The further you get with a piece the stronger it is, and perhaps by then you’ve played it over a sufficient number of times to have developed an aural and even a motor memory for it as well. And you put the chart into the computer, and print it off, and move on to the next one.**

So, dear reader (funny how when Charlotte Bronte said ‘Reader, I married him’ she was speaking to a generalised population of readers, momentarily embodied by the one holding the book, whereas I may actually be addressing a single one), I submit this item, written yesterday.

This chart says all I need it to say. I know what I need to add to make it do what I want it to do; the manuscript is, for me, complete.*** I wonder though what it might mean to anyone else? As I play it, sometimes the quavers want to swing, and sometimes they don’t. Specific voicings are not specified, of course, and they’re open to considerable variation.

What I’d love is if anyone who read this, or passed it around, or whatever, took the chart and read it over and recorded a performance and sent it back. This would be fascinating. You know, because I and my fellow inmates here are the only ones to have heard it as yet, so it’s a measure of what the chart can convey, and what you want to contribute. mp3s to timothy [at] timstevens /dot/ com {dot} au

Have a great Tuesday. It’s a miserable morning here and I have to go to the dentist, so this has provided me with a happy distraction. My thanks.

*Somewhere along the line I heard that this is what he did. Perhaps the story is apocryphal. Perhaps I should ask Dave; he’s the kind of person who’d know for sure. Anyway, there it is.

**Ideally.

***I say this advisedly. Pieces themselves are never complete.

6/v/2013

The penSo who else caught Metropolis? To be honest, I only heard two concerts, the first and the last of the three with Thomas Adès, and I missed the one in between because a) it wasn’t included in the ‘subscription’ so initially I didn’t know it existed, and b) it was at 6.30pm, which seriously doesn’t work for me on a Monday.

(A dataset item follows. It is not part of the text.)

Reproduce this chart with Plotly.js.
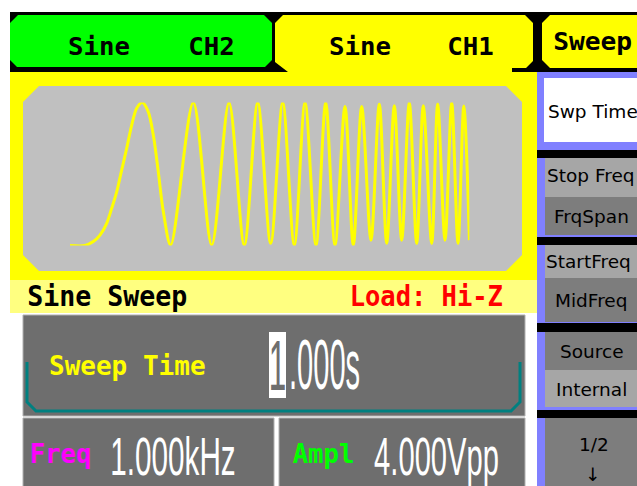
<!DOCTYPE html>
<html><head><meta charset="utf-8">
<script src="https://cdn.plot.ly/plotly-3.0.1.min.js"></script>
<style>html,body{margin:0;padding:0;background:#fff;overflow:hidden}</style>
</head><body><div id="chart" style="width:637px;height:486px"></div>
<script>
// ---- Data read from the display ----
// Sine sweep preview: time in ms over the 1.000 s sweep, output level in volts (4.000 Vpp)
var sweepTimeMs = [0, 37.6, 58.3, 75.1, 91.9, 104.4, 116.9, 129.4, 142.0, 154.5, 167.0, 181.0, 196.0, 208.6, 221.1, 233.6, 252.1,
  308.7, 354.8, 398.1, 436.4, 470.0, 502.5, 532.5, 561.6, 588.4, 615.9, 640.2, 663.5, 688.5, 709.3, 730.3, 753.6,
  774.4, 793.0, 812.0, 830.5, 849.5, 868.1, 884.6, 905.6, 920.6, 938.9, 955.7, 971.5, 986.0, 1000];
var sweepLevelV = [-2.0, -2.0, -1.89, -1.71, -1.38, -0.96, -0.50, 0.11, 0.72, 1.37, 1.84, 2.0, 1.74, 1.09, 0.06, -1.05, -1.99,
  2.0, -1.99, 2.0, -1.99, 2.0, -1.94, 2.0, -1.99, 2.0, -1.99, 2.0, -1.99, 1.89, -1.99, 1.89, -1.85,
  1.96, -1.94, 1.91, -1.85, 2.0, -1.94, 1.91, -1.94, 1.96, -1.85, 2.0, -1.94, 1.9, -1.85];

var tabLabels = ["Sine", "CH2", "Sine", "CH1", "Sweep"];
var statusLabels = ["Sine Sweep", "Load: Hi-Z"];
var paramName = "Sweep Time";
var paramDigit = "1";
var paramRest = ".000s";
var freqLabel = "Freq", freqValue = "1.000kHz";
var amplLabel = "Ampl", amplValue = "4.000Vpp";
var menuLabels = ["Swp Time", "Stop Freq", "FrqSpan", "StartFreq", "MidFreq", "Source", "Internal", "1/2", "\u2193"];

// ---- Layout helpers (pixel space: x 0..637, y 0..486 downward) ----
var W = 637, H = 486;
function rect(x0, y0, x1, y1, fill, line, lw) {
  return {type: 'rect', xref: 'x', yref: 'y', x0: x0, y0: y0, x1: x1, y1: y1, layer: 'below',
    fillcolor: fill, line: {width: lw || 0, color: line || 'rgba(0,0,0,0)'}};
}
function path(d, fill, line, lw) {
  return {type: 'path', xref: 'x', yref: 'y', path: d, layer: 'below',
    fillcolor: fill || 'rgba(0,0,0,0)', line: {width: lw || 0, color: line || 'rgba(0,0,0,0)'}};
}
var GRAY = '#6e6e6e', LIGHTBTN = '#a6a6a6', DARKBTN = '#7d7d7d';
var shapes = [
  rect(10, 12, W, 72, '#000000'),
  path('M10,23 L18,15 L264,15 L272,23 L272,60 L265,67 L17,67 L10,60 Z', '#00ff00'),
  path('M275,23 L283,15 L525,15 L533,23 L533,61 L526,68 L512,68 L512,72 L288,72 L275,62 Z', '#ffff00'),
  path('M542,23 L550,15 L637,15 L637,68 L550,68 L542,60 Z', '#ffff00'),
  rect(10, 72, 537, 280, '#ffff00'),
  path('M39,86 L506,86 L522,102 L522,255 L506,271 L39,271 L23,255 L23,102 Z', '#c0c0c0'),
  rect(10, 280, 537, 313, '#ffff80'),
  rect(537, 72, W, H, '#8080ff'),
  rect(544, 78, W, 142, '#ffffff'),
  rect(537, 150, W, 158, '#000000'),
  rect(545, 158, W, 197, LIGHTBTN),
  rect(545, 197, W, 235, DARKBTN),
  rect(537, 237, W, 245, '#000000'),
  rect(545, 245, W, 278, LIGHTBTN),
  rect(545, 278, W, 322, DARKBTN),
  rect(537, 323, W, 332, '#000000'),
  rect(545, 332, W, 370, DARKBTN),
  rect(545, 370, W, 407, LIGHTBTN),
  rect(537, 410, W, 418, '#000000'),
  rect(545, 418, W, H, DARKBTN),
  rect(23, 315, 525, 416, GRAY, '#b0b0b0', 1),
  path('M27,362 L27,402 L36,411 L511,411 L520,402 L520,362', null, '#008080', 3),
  rect(23, 418, 274, 492, GRAY, '#b0b0b0', 1),
  rect(279, 418, 525, 492, GRAY, '#b0b0b0', 1),
  rect(269, 332, 286, 398, '#ffffff')
];

// ---- Text ----
var MONO = 'DejaVu Sans Mono', BIG = 'Liberation Sans', UI = 'DejaVu Sans';
var annotations = [], squeeze = [];
function txt(t, x, y, family, size, color, weight, xanchor, sx) {
  annotations.push({text: t, x: x, y: y, xref: 'x', yref: 'y', showarrow: false,
    xanchor: xanchor || 'center', yanchor: 'middle', borderpad: 0,
    font: {family: family, size: size, color: color, weight: weight || 'normal'}});
  squeeze.push(sx || 1);
}
txt(tabLabels[0], 99, 46, MONO, 25, '#000', 'bold', 'center', 1.03);
txt(tabLabels[1], 211.5, 46, MONO, 25, '#000', 'bold', 'center', 1.03);
txt(tabLabels[2], 360, 46, MONO, 25, '#000', 'bold', 'center', 1.03);
txt(tabLabels[3], 470.5, 46, MONO, 25, '#000', 'bold', 'center', 1.03);
txt(tabLabels[4], 592.5, 41, MONO, 25, '#000', 'bold', 'center', 1.05);
txt(statusLabels[0], 107.6, 296, MONO, 28, '#000', 'bold', 'center', 0.95);
txt(statusLabels[1], 426, 296, MONO, 28, '#ff0000', 'bold', 'center', 0.91);
txt(paramName, 127.5, 365.5, MONO, 26, '#ffff00', 'bold', 'center', 1.0);
txt(paramDigit, 277.5, 366, BIG, 70, GRAY, 'normal', 'center', 0.45);
txt(paramRest, 324.5, 365, BIG, 70, '#ffffff', 'normal', 'center', 0.415);
txt(freqLabel, 60, 453, MONO, 27, '#ff00ff', 'bold', 'center', 0.95);
txt(freqValue, 173, 456, BIG, 53.5, '#ffffff', 'normal', 'center', 0.555);
txt(amplLabel, 323.4, 453, MONO, 27, '#00ff00', 'bold', 'center', 0.95);
txt(amplValue, 436.3, 456, BIG, 53.5, '#ffffff', 'normal', 'center', 0.545);
txt(menuLabels[0], 547, 111, UI, 18.5, '#000', 'normal', 'left');
txt(menuLabels[1], 546, 175, UI, 18.5, '#000', 'normal', 'left');
txt(menuLabels[2], 591, 216, UI, 18.5, '#000', 'normal', 'center');
txt(menuLabels[3], 545, 261, UI, 18.5, '#000', 'normal', 'left');
txt(menuLabels[4], 591, 300, UI, 18.5, '#000', 'normal', 'center');
txt(menuLabels[5], 591.5, 351, UI, 18.5, '#000', 'normal', 'center');
txt(menuLabels[6], 591, 389, UI, 18.5, '#000', 'normal', 'center');
txt(menuLabels[7], 594, 444, UI, 18.5, '#000', 'normal', 'center');
txt(menuLabels[8], 593, 474, UI, 18.5, '#000', 'normal', 'center');

// waveform subplot placement (pixels)
var wx0 = 70, wx1 = 469.4, wyTop = 102.5, wyBot = 245.5;

var data = [{
  type: 'scatter', mode: 'lines', x: sweepTimeMs, y: sweepLevelV, xaxis: 'x2', yaxis: 'y2',
  line: {color: '#ffff00', width: 3, shape: 'spline', smoothing: 0.9}, hoverinfo: 'skip', cliponaxis: false
}];

var hidden = {visible: false, showgrid: false, zeroline: false, fixedrange: true};
var layout = {
  width: W, height: H, margin: {l: 0, r: 0, t: 0, b: 0, pad: 0},
  paper_bgcolor: '#ffffff', plot_bgcolor: 'rgba(0,0,0,0)', showlegend: false,
  xaxis: Object.assign({range: [0, W], domain: [0, 1]}, hidden),
  yaxis: Object.assign({range: [H, 0], domain: [0, 1]}, hidden),
  xaxis2: Object.assign({range: [0, 1000], domain: [wx0 / W, wx1 / W], anchor: 'y2'}, hidden),
  yaxis2: Object.assign({range: [-2, 2], domain: [(H - wyBot) / H, (H - wyTop) / H], anchor: 'x2'}, hidden),
  shapes: shapes, annotations: annotations
};

var gd = document.getElementById('chart');
Plotly.newPlot(gd, data, layout, {staticPlot: true, displayModeBar: false}).then(function () {
  var groups = gd.querySelectorAll('g.annotation');
  groups.forEach(function (g) {
    var i = +g.getAttribute('data-index');
    var s = squeeze[i];
    if (!s || s === 1) return;
    var tg = g.querySelector('g.annotation-text-g');
    if (!tg) return;
    var bb = tg.getBBox();
    var cx = bb.x + bb.width / 2;
    var old = tg.getAttribute('transform') || '';
    tg.setAttribute('transform', old + ' translate(' + cx + ',0) scale(' + s + ',1) translate(' + (-cx) + ',0)');
  });
});
</script>
</body></html>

I was involved in the Metropolis Festival a few years ago when Bramwell Tovey conducted Don Banks’s Nexus and I was on jazz piano. Heaps of fun. Ben Robertson played bass and David Jones was at the drums. Eugene Ball and Lachlan Davidson were also standing around, and perhaps there were some other jazzers – but let’s face it, we all sound the same to me. There were three concerts at the Malthouse in that series with Maestro Tovey in charge, and I went to all of them. After the second I wormed my way backstage and retrieved this (click on it if you want a better look):

EDIT: The clicky-thing no longer seems to work. I don’t know why. I’m sorry.

 

 

 

Tovey Nexus

 

 

 

I’m such a damn’ groupie. Still, it’s a treasured possession and I say that with neither apology nor dissemblance.

There was this other time when I had a gig in Adelaide with Ben and Dave, and Emma Gilmartin, and as it turned out the nation was being toured at the same time by one Stephen Patrick Morrissey. He and his gang were much in evidence at Adelaide Airport, and by the time we’d reached Melbourne Emma had convinced me to front him and pop the question. He was lovely about it:

 

 

 

20130422_073836-1

 

 

 

There are reflections in this photograph because yes, the boarding pass is in a frame. ‘I walked a pace behind you at the airport.’ Anyway, back to Metropolis: last year Steve Reich was here and there were some astonishing presentations at the Melbourne Recital Centre. eighth blackbird was in it too and but for the dreary conversation between its members and Mr Reich the whole experience might have resembled perfection. I’d only recently got properly acquainted with Reich’s music so he couldn’t have visited at a better time.

This time around it was Thomas Adès, someone about whom I found out after an article appeared in The Guardian (‘don’t you read The Guardian, Neil?!’) six years ago.

It amazes me to think that I’ve been alive at the same time as Keith Jarrett – in fact as far as I’m aware I still am – and even once I saw and heard him in the flesh. There was a time that Benjamin Britten was alive, when I was, and Witold Lutoslawski died still more recently. Beverley Farmer, whose work provided the epigraph (and, indeed, the title) for my most recent recording is still out there somewhere, although I’ve never met her, and I once wrote a silly fan letter to Patrick White while he was still with us. You can get, no, sorry, I can get, a bit silly about these things, and probably that’s my inner groupie coming out. But after a time (roughly six years) of getting to know Thomas Adès’s work, and finding that many parts of it stunned me petrifyingly, here I was at a Melbourne Symphony Orchestra concert watching him wave the stick over the Dances from ‘Powder Her Face’, or Concerto Conciso.

So it was I that I had to have this:

 

 

 

Adés Traced signed

 

 

 

‘Ooh,’ said the composer, with some surprise. ‘Do you play it?’

‘Very, very slowly,’ I replied. (His performance takes twelve minutes; mine is currently down to about an hour and a half.) ‘But it’s a marvellous piece of music, and I love it. Thank you.’

So at least if I never make anything much of my own life, I met some top people.